Repeat the listing exactly as given, omitting every image.

──────────

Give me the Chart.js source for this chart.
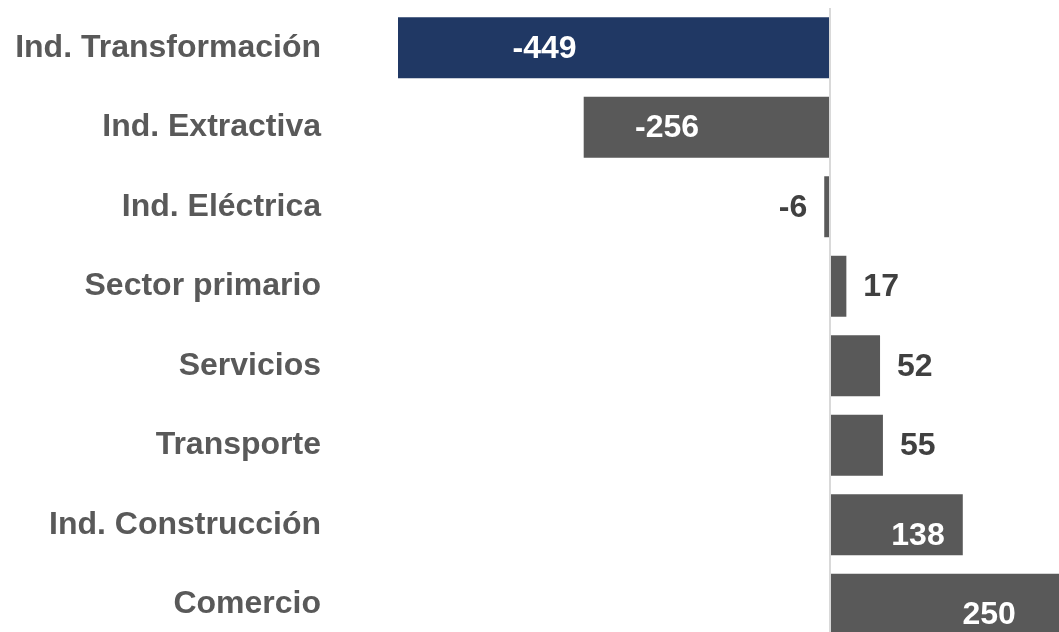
<!DOCTYPE html>
<html>
<head>
<meta charset="utf-8">
<script src="https://cdn.jsdelivr.net/npm/chart.js@4.4.1/dist/chart.umd.min.js"></script>
<style>
  html, body { margin: 0; padding: 0; background: #fff; overflow: hidden; }
  #wrap { width: 1059px; height: 632px; overflow: hidden; }
  #sectores { display: block; width: 1059px; height: 644px; }
</style>
</head>
<body>
<div id="wrap"><canvas id="sectores" width="1059" height="644"></canvas></div>
<script>
// sectores y variación
var sectores = ['Ind. Transformación', 'Ind. Extractiva', 'Ind. Eléctrica', 'Sector primario',
                'Servicios', 'Transporte', 'Ind. Construcción', 'Comercio'];
var valores = [-449, -256, -6, 17, 52, 55, 138, 250];
var colores = ['#203864', '#595959', '#595959', '#595959', '#595959', '#595959', '#595959', '#595959'];

var fuente = '"Liberation Sans", Arial, sans-serif';

// etiquetas de valor: dentro de la barra si es grande, fuera si es pequeña
var etiquetas = {
    id: 'etiquetas',
    afterDatasetsDraw: function (chart) {
        var ctx = chart.ctx;
        var meta = chart.getDatasetMeta(0);
        ctx.save();
        ctx.font = 'bold 32px ' + fuente;
        ctx.textBaseline = 'middle';
        meta.data.forEach(function (bar, i) {
            var v = valores[i];
            var p = bar.getProps(['x', 'y', 'base'], true);
            if (Math.abs(v) >= 100) {
                ctx.fillStyle = '#ffffff';
                ctx.textAlign = 'center';
                var x = p.base + (p.x - p.base) * 0.66;
                ctx.fillText(String(v), x, p.y + (v > 0 ? 11 : 1));
            } else {
                ctx.fillStyle = '#404040';
                if (v < 0) {
                    ctx.textAlign = 'right';
                    ctx.fillText(String(v), p.x - 17, p.y + 1);
                } else {
                    ctx.textAlign = 'left';
                    ctx.fillText(String(v), p.x + 17, p.y + 1);
                }
            }
        });
        ctx.restore();
    }
};

var ctx = document.getElementById('sectores').getContext('2d');
var grafica = new Chart(ctx, {
    type: 'bar',
    data: {
        labels: sectores,
        datasets: [{
            data: valores,
            backgroundColor: colores,
            borderWidth: 0,
            categoryPercentage: 1,
            barPercentage: 0.767
        }]
    },
    options: {
        indexAxis: 'y',
        responsive: false,
        maintainAspectRatio: false,
        animation: false,
        layout: { padding: { top: 8, left: 0, right: 0, bottom: 0 } },
        plugins: {
            legend: { display: false },
            tooltip: { enabled: false }
        },
        scales: {
            x: {
                min: -449,
                max: 238,
                z: 1,
                ticks: { display: false },
                border: { display: false },
                grid: {
                    drawTicks: false,
                    lineWidth: 2,
                    color: function (c) {
                        return c.tick && c.tick.value === 0 ? '#d9d9d9' : 'rgba(0,0,0,0)';
                    }
                },
                afterFit: function (scale) {
                    scale.height = 0;
                    scale.paddingLeft = 0;
                    scale.paddingRight = 0;
                }
            },
            y: {
                ticks: {
                    color: '#595959',
                    padding: 77,
                    font: { family: fuente, size: 32, weight: 'bold' }
                },
                border: { display: false },
                grid: { display: false, drawTicks: false },
                afterFit: function (scale) {
                    scale.width = 398;
                    // sin margen extra arriba y abajo por el padding de las etiquetas
                    scale.paddingTop = 0;
                    scale.paddingBottom = 0;
                }
            }
        }
    },
    plugins: [etiquetas]
});
</script>
</body>
</html>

──────────

## Output for this task
Give me the Chart.js source for this chart.
<!DOCTYPE html>
<html>
<head>
<meta charset="utf-8">
<script src="https://cdn.jsdelivr.net/npm/chart.js@4.4.1/dist/chart.umd.min.js"></script>
<style>
  html, body { margin: 0; padding: 0; background: #fff; overflow: hidden; }
  #wrap { width: 1059px; height: 632px; overflow: hidden; }
  #sectores { display: block; width: 1059px; height: 644px; }
</style>
</head>
<body>
<div id="wrap"><canvas id="sectores" width="1059" height="644"></canvas></div>
<script>
// sectores y variación
var sectores = ['Ind. Transformación', 'Ind. Extractiva', 'Ind. Eléctrica', 'Sector primario',
                'Servicios', 'Transporte', 'Ind. Construcción', 'Comercio'];
var valores = [-449, -256, -6, 17, 52, 55, 138, 250];
var colores = ['#203864', '#595959', '#595959', '#595959', '#595959', '#595959', '#595959', '#595959'];

var fuente = '"Liberation Sans", Arial, sans-serif';

// etiquetas de valor: dentro de la barra si es grande, fuera si es pequeña
var etiquetas = {
    id: 'etiquetas',
    afterDatasetsDraw: function (chart) {
        var ctx = chart.ctx;
        var meta = chart.getDatasetMeta(0);
        ctx.save();
        ctx.font = 'bold 32px ' + fuente;
        ctx.textBaseline = 'middle';
        meta.data.forEach(function (bar, i) {
            var v = valores[i];
            var p = bar.getProps(['x', 'y', 'base'], true);
            if (Math.abs(v) >= 100) {
                ctx.fillStyle = '#ffffff';
                ctx.textAlign = 'center';
                var x = p.base + (p.x - p.base) * 0.66;
                ctx.fillText(String(v), x, p.y + (v > 0 ? 11 : 1));
            } else {
                ctx.fillStyle = '#404040';
                if (v < 0) {
                    ctx.textAlign = 'right';
                    ctx.fillText(String(v), p.x - 17, p.y + 1);
                } else {
                    ctx.textAlign = 'left';
                    ctx.fillText(String(v), p.x + 17, p.y + 1);
                }
            }
        });
        ctx.restore();
    }
};

var ctx = document.getElementById('sectores').getContext('2d');
var grafica = new Chart(ctx, {
    type: 'bar',
    data: {
        labels: sectores,
        datasets: [{
            data: valores,
            backgroundColor: colores,
            borderWidth: 0,
            categoryPercentage: 1,
            barPercentage: 0.767
        }]
    },
    options: {
        indexAxis: 'y',
        responsive: false,
        maintainAspectRatio: false,
        animation: false,
        layout: { padding: { top: 8, left: 0, right: 0, bottom: 0 } },
        plugins: {
            legend: { display: false },
            tooltip: { enabled: false }
        },
        scales: {
            x: {
                min: -449,
                max: 238,
                z: 1,
                ticks: { display: false },
                border: { display: false },
                grid: {
                    drawTicks: false,
                    lineWidth: 2,
                    color: function (c) {
                        return c.tick && c.tick.value === 0 ? '#d9d9d9' : 'rgba(0,0,0,0)';
                    }
                },
                afterFit: function (scale) {
                    scale.height = 0;
                    scale.paddingLeft = 0;
                    scale.paddingRight = 0;
                }
            },
            y: {
                ticks: {
                    color: '#595959',
                    padding: 77,
                    font: { family: fuente, size: 32, weight: 'bold' }
                },
                border: { display: false },
                grid: { display: false, drawTicks: false },
                afterFit: function (scale) {
                    scale.width = 398;
                    // sin margen extra arriba y abajo por el padding de las etiquetas
                    scale.paddingTop = 0;
                    scale.paddingBottom = 0;
                }
            }
        }
    },
    plugins: [etiquetas]
});
</script>
</body>
</html>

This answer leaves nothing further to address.